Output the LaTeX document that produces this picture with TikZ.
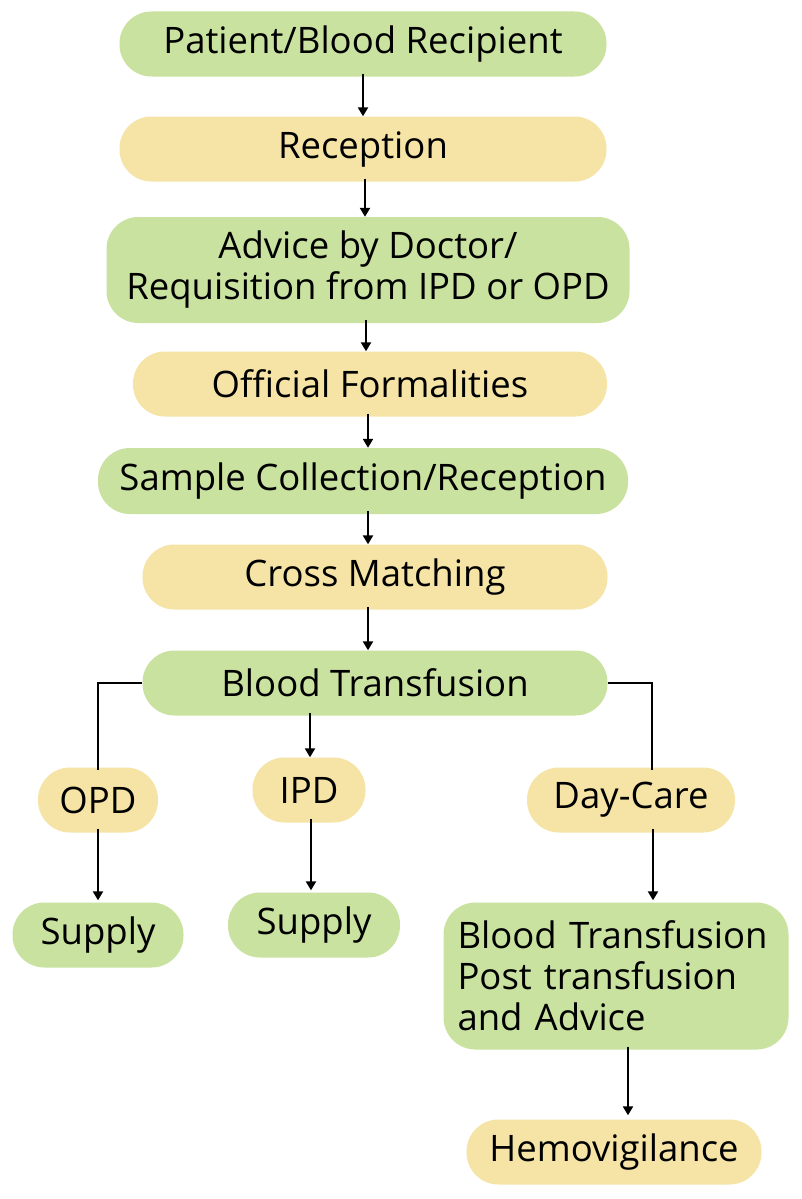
\documentclass[tikz,border=0pt]{standalone}
\usepackage{fontspec}
\setmainfont{Open Sans}
\usetikzlibrary{arrows.meta}
\definecolor{boxgreen}{RGB}{201,226,160}
\definecolor{boxyellow}{RGB}{245,228,166}
\begin{document}
\begin{tikzpicture}[x=1pt,y=-1pt,
  box/.style={rounded corners=32pt, inner sep=0pt, font=\fontsize{36.5}{41}\selectfont, align=center},
  gbox/.style={box, fill=boxgreen},
  ybox/.style={box, fill=boxyellow},
  arr/.style={line width=2.6pt, -{Triangle[width=10pt,length=9pt]}},
  ln/.style={line width=2.6pt}]
\useasboundingbox[fill=white] (0,0) rectangle (802,1199);
\node[gbox, minimum width=487pt, minimum height=65pt] (n1) at (363,44) {Patient/Blood Recipient};
\node[ybox, minimum width=487pt, minimum height=65pt] (n2) at (363,149) {Reception};
\node[gbox, minimum width=523pt, minimum height=106pt] (n3) at (368,270) {Advice by Doctor/\\Requisition from IPD or OPD};
\node[ybox, minimum width=474pt, minimum height=65pt] (n4) at (370,384) {Official Formalities};
\node[gbox, minimum width=530pt, minimum height=66pt] (n5) at (363,481) {Sample Collection/Reception};
\node[ybox, minimum width=465pt, minimum height=65pt] (n6) at (375,577) {Cross Matching};
\node[gbox, minimum width=465pt, minimum height=65pt] (n7) at (375,683) {Blood Transfusion};
\node[ybox, minimum width=120pt, minimum height=65pt] (opd) at (98,800) {OPD};
\node[ybox, minimum width=113pt, minimum height=65pt] (ipd) at (309,790) {IPD};
\node[ybox, minimum width=208pt, minimum height=65pt] (day) at (631,800) {Day-Care};
\node[gbox, minimum width=171pt, minimum height=65pt] (s1) at (98,935) {Supply};
\node[gbox, minimum width=172pt, minimum height=65pt] (s2) at (314,925) {Supply};
\node[gbox, minimum width=345pt, minimum height=147pt, text width=317pt, align=left] (bt) at (616,976) {Blood Transfusion\\Post transfusion\\and Advice};
\node[ybox, minimum width=295pt, minimum height=65pt] (hv) at (614,1152) {Hemovigilance};
% main chain
\draw[arr] ([yshift=3pt]n1.south) -- (n2.north);
\draw[arr] ([xshift=2pt,yshift=3pt]n2.south) -- ([xshift=-3pt]n3.north);
\draw[arr] ([xshift=-2pt,yshift=3pt]n3.south) -- ([xshift=-4pt]n4.north);
\draw[arr] ([xshift=-2pt,yshift=3pt]n4.south) -- ([xshift=5pt]n5.north);
\draw[arr] ([xshift=5pt,yshift=3pt]n5.south) -- ([xshift=-7pt]n6.north);
\draw[arr] ([xshift=-7pt,yshift=3pt]n6.south) -- ([xshift=-7pt]n7.north);
% branches
\draw[ln] (n7.west) -| ([yshift=-3pt]opd.north);
\draw[ln] (n7.east) -| ([xshift=21pt,yshift=-3pt]day.north);
\draw[arr] ([xshift=-65pt,yshift=3pt]n7.south) -- ([xshift=1pt]ipd.north);
\draw[arr] ([yshift=4pt]opd.south) -- ([yshift=2pt]s1.north);
\draw[arr] ([xshift=2pt,yshift=4pt]ipd.south) -- ([xshift=-3pt,yshift=2pt]s2.north);
\draw[arr] ([xshift=22pt,yshift=4pt]day.south) -- ([xshift=37pt,yshift=2pt]bt.north);
\draw[arr] ([xshift=12pt,yshift=3pt]bt.south) -- ([xshift=14pt,yshift=4pt]hv.north);
\end{tikzpicture}
\end{document}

────────────────────

Quote each line of the listing exactly, but leave the pictures out.

Written response -
Output the LaTeX document that produces this picture with TikZ.
\documentclass[tikz,border=0pt]{standalone}
\usepackage{fontspec}
\setmainfont{Open Sans}
\usetikzlibrary{arrows.meta}
\definecolor{boxgreen}{RGB}{201,226,160}
\definecolor{boxyellow}{RGB}{245,228,166}
\begin{document}
\begin{tikzpicture}[x=1pt,y=-1pt,
  box/.style={rounded corners=32pt, inner sep=0pt, font=\fontsize{36.5}{41}\selectfont, align=center},
  gbox/.style={box, fill=boxgreen},
  ybox/.style={box, fill=boxyellow},
  arr/.style={line width=2.6pt, -{Triangle[width=10pt,length=9pt]}},
  ln/.style={line width=2.6pt}]
\useasboundingbox[fill=white] (0,0) rectangle (802,1199);
\node[gbox, minimum width=487pt, minimum height=65pt] (n1) at (363,44) {Patient/Blood Recipient};
\node[ybox, minimum width=487pt, minimum height=65pt] (n2) at (363,149) {Reception};
\node[gbox, minimum width=523pt, minimum height=106pt] (n3) at (368,270) {Advice by Doctor/\\Requisition from IPD or OPD};
\node[ybox, minimum width=474pt, minimum height=65pt] (n4) at (370,384) {Official Formalities};
\node[gbox, minimum width=530pt, minimum height=66pt] (n5) at (363,481) {Sample Collection/Reception};
\node[ybox, minimum width=465pt, minimum height=65pt] (n6) at (375,577) {Cross Matching};
\node[gbox, minimum width=465pt, minimum height=65pt] (n7) at (375,683) {Blood Transfusion};
\node[ybox, minimum width=120pt, minimum height=65pt] (opd) at (98,800) {OPD};
\node[ybox, minimum width=113pt, minimum height=65pt] (ipd) at (309,790) {IPD};
\node[ybox, minimum width=208pt, minimum height=65pt] (day) at (631,800) {Day-Care};
\node[gbox, minimum width=171pt, minimum height=65pt] (s1) at (98,935) {Supply};
\node[gbox, minimum width=172pt, minimum height=65pt] (s2) at (314,925) {Supply};
\node[gbox, minimum width=345pt, minimum height=147pt, text width=317pt, align=left] (bt) at (616,976) {Blood Transfusion\\Post transfusion\\and Advice};
\node[ybox, minimum width=295pt, minimum height=65pt] (hv) at (614,1152) {Hemovigilance};
% main chain
\draw[arr] ([yshift=3pt]n1.south) -- (n2.north);
\draw[arr] ([xshift=2pt,yshift=3pt]n2.south) -- ([xshift=-3pt]n3.north);
\draw[arr] ([xshift=-2pt,yshift=3pt]n3.south) -- ([xshift=-4pt]n4.north);
\draw[arr] ([xshift=-2pt,yshift=3pt]n4.south) -- ([xshift=5pt]n5.north);
\draw[arr] ([xshift=5pt,yshift=3pt]n5.south) -- ([xshift=-7pt]n6.north);
\draw[arr] ([xshift=-7pt,yshift=3pt]n6.south) -- ([xshift=-7pt]n7.north);
% branches
\draw[ln] (n7.west) -| ([yshift=-3pt]opd.north);
\draw[ln] (n7.east) -| ([xshift=21pt,yshift=-3pt]day.north);
\draw[arr] ([xshift=-65pt,yshift=3pt]n7.south) -- ([xshift=1pt]ipd.north);
\draw[arr] ([yshift=4pt]opd.south) -- ([yshift=2pt]s1.north);
\draw[arr] ([xshift=2pt,yshift=4pt]ipd.south) -- ([xshift=-3pt,yshift=2pt]s2.north);
\draw[arr] ([xshift=22pt,yshift=4pt]day.south) -- ([xshift=37pt,yshift=2pt]bt.north);
\draw[arr] ([xshift=12pt,yshift=3pt]bt.south) -- ([xshift=14pt,yshift=4pt]hv.north);
\end{tikzpicture}
\end{document}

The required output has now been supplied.